#### 검색성능비교

실험 조건
- k: {3, 5, 7}
- threshold: {0.6, 0.7, 0.8}
- 카테고리 필터 유무

평가 지표
- Recall@k: top-k 결과에 gold_ids 중 하나라도 포함되면 1, 아니면 0
- (질문 거를때 사용할 기준 점수)avg_max_score: 검색 결과 중 최고 유사도 점수의 평균


In [1]:
from langchain_openai import OpenAIEmbeddings
from collections import defaultdict
from pinecone import Pinecone
from tqdm import tqdm
import pandas as pd
import numpy as np
import json
import os

from dotenv import load_dotenv
load_dotenv()

pc = Pinecone(api_key=os.getenv("PINECONE_API_KEY"))
embeddings = OpenAIEmbeddings(model="text-embedding-3-small")

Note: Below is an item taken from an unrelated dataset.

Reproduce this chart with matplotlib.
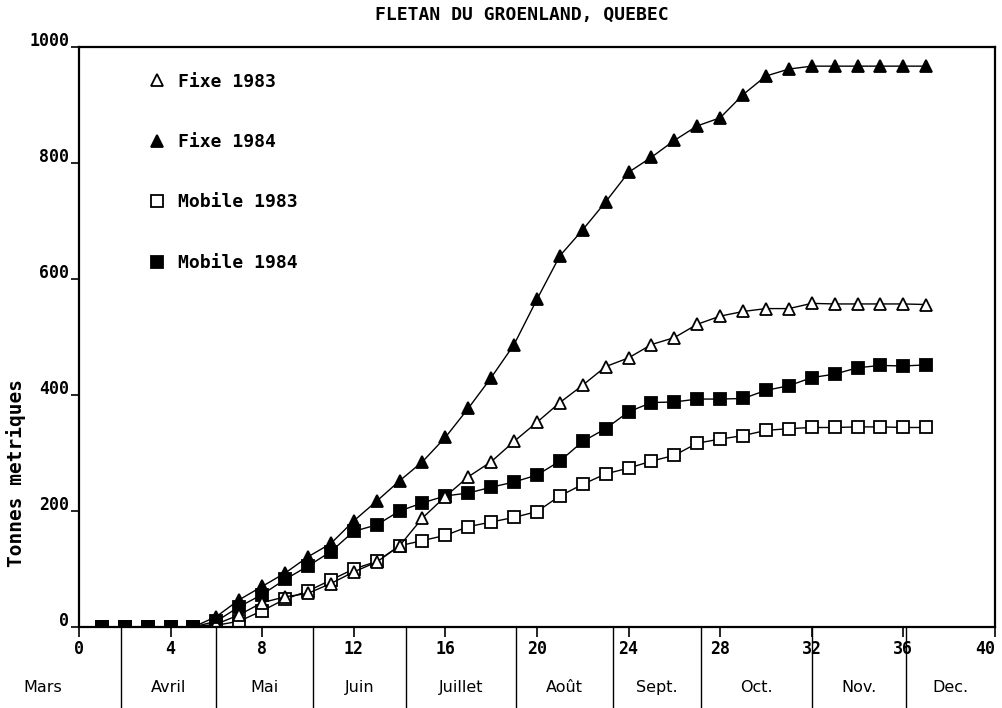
import matplotlib
matplotlib.use('Agg')
import matplotlib.pyplot as plt
import matplotlib.transforms as mtransforms
from matplotlib.lines import Line2D

# ---- data ----
weeks = list(range(1, 38))

fixe_1984 = [0, 0, 0, 0, 0, 18, 47, 70, 93, 121, 144, 183, 217, 252, 285,
             327, 377, 430, 487, 565, 640, 685, 733, 784, 810, 839, 864, 878,
             918, 950, 962, 967, 967, 967, 967, 967, 967]

fixe_1983 = [0, 0, 0, 0, 0, 5, 21, 42, 52, 58, 75, 95, 112, 140, 188,
             225, 259, 285, 320, 353, 387, 417, 449, 464, 487, 499, 522, 536,
             544, 549, 549, 558, 557, 557, 557, 557, 556]

mobile_1984 = [0, 0, 0, 0, 0, 10, 35, 56, 82, 105, 130, 165, 176, 200, 214,
               226, 231, 241, 250, 262, 286, 320, 342, 371, 387, 388, 393, 393,
               394, 408, 416, 430, 436, 447, 451, 450, 452]

mobile_1983 = [0, 0, 0, 0, 0, 3, 10, 28, 48, 62, 81, 100, 113, 140, 149,
               158, 173, 181, 189, 199, 226, 246, 264, 274, 286, 296, 317, 324,
               330, 339, 342, 344, 344, 345, 345, 344, 344]

months = ['Mars', 'Avril', 'Mai', 'Juin', 'Juillet', 'Août', 'Sept.', 'Oct.', 'Nov.', 'Dec.']
month_bounds = [-5, 1.85, 6.0, 10.2, 14.3, 19.1, 23.3, 27.15, 32.0, 36.1, 40]

x_ticks = [0, 4, 8, 12, 16, 20, 24, 28, 32, 36, 40]
y_ticks = [0, 200, 400, 600, 800, 1000]

title = 'FLETAN DU GROENLAND, QUEBEC'
ylabel = 'Tonnes metriques'

# ---- figure ----
fig = plt.figure(figsize=(10.02, 7.08), dpi=100)
ax = fig.add_axes([0.0788, 0.1144, 0.9142, 0.8192])

mono = dict(family='DejaVu Sans Mono', weight='bold')

ax.plot(weeks, mobile_1983, color='black', lw=1.0, marker='s', ms=8,
        mfc='white', mec='black', mew=1.3, label='Mobile 1983')
ax.plot(weeks, mobile_1984, color='black', lw=1.0, marker='s', ms=8,
        mfc='black', mec='black', mew=1.3, label='Mobile 1984')
ax.plot(weeks, fixe_1983, color='black', lw=1.0, marker='^', ms=9,
        mfc='white', mec='black', mew=1.3, label='Fixe 1983')
ax.plot(weeks, fixe_1984, color='black', lw=1.0, marker='^', ms=9,
        mfc='black', mec='black', mew=1.3, label='Fixe 1984')

ax.set_xlim(0, 40)
ax.set_ylim(0, 1000)
for s in ax.spines.values():
    s.set_linewidth(1.6)

ax.set_xticks(x_ticks)
ax.set_xticklabels([str(v) for v in x_ticks], fontsize=12, **mono)
ax.get_xticklabels()[-1].set_horizontalalignment('right')
ax.set_yticks(y_ticks)
ax.set_yticklabels([str(v) for v in y_ticks], fontsize=12, **mono)
ax.tick_params(axis='x', direction='out', length=7, width=1.2, pad=2)
ax.tick_params(axis='y', direction='out', length=6, width=1.2, pad=1)

# raise y tick labels so they sit on the tick line
offset = mtransforms.ScaledTranslation(0, 6 / 72, fig.dpi_scale_trans)
for lab in ax.get_yticklabels():
    lab.set_transform(lab.get_transform() + offset)

# month separators and labels under the axis
trans = mtransforms.blended_transform_factory(ax.transData, ax.transAxes)
for b in month_bounds[1:-1]:
    ax.plot([b, b], [0, -0.15], color='black', lw=1.0, transform=trans,
            clip_on=False)
for i, m in enumerate(months):
    c = (month_bounds[i] + month_bounds[i + 1]) / 2
    ax.text(c, -0.105, m, transform=trans, ha='center', va='center',
            fontsize=11.5, family='DejaVu Sans', clip_on=False)

# legend
handles = [
    Line2D([], [], ls='none', marker='^', ms=9, mfc='white', mec='black', mew=1.3),
    Line2D([], [], ls='none', marker='^', ms=9, mfc='black', mec='black', mew=1.3),
    Line2D([], [], ls='none', marker='s', ms=8, mfc='white', mec='black', mew=1.3),
    Line2D([], [], ls='none', marker='s', ms=8, mfc='black', mec='black', mew=1.3),
]
labels = ['Fixe 1983', 'Fixe 1984', 'Mobile 1983', 'Mobile 1984']
ax.legend(handles, labels, loc='upper left', bbox_to_anchor=(0.075, 0.956),
          frameon=False, borderpad=0, borderaxespad=0, handlelength=1.0,
          handletextpad=0.7, labelspacing=2.35,
          prop=dict(family='DejaVu Sans Mono', weight='bold', size=13))

fig.text(0.521, 0.979, title, ha='center', va='center', fontsize=13, **mono)
fig.text(0.016, 0.332, ylabel, ha='center', va='center', rotation=90,
         fontsize=14, **mono)

fig.savefig('out.png', dpi=100, facecolor='white')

INDEX_V1 = "plant-qna"      
INDEX_V3 = "plant-qna-v3"   

with open('augmented_eval_queries_for_rag.json', 'r', encoding='utf-8') as f:
    eval_queries = json.load(f)

print(f"평가셋 로드: {len(eval_queries)}개 쿼리")
print(f"인덱스: {INDEX_V1} (baseline), {INDEX_V3} (candidate)")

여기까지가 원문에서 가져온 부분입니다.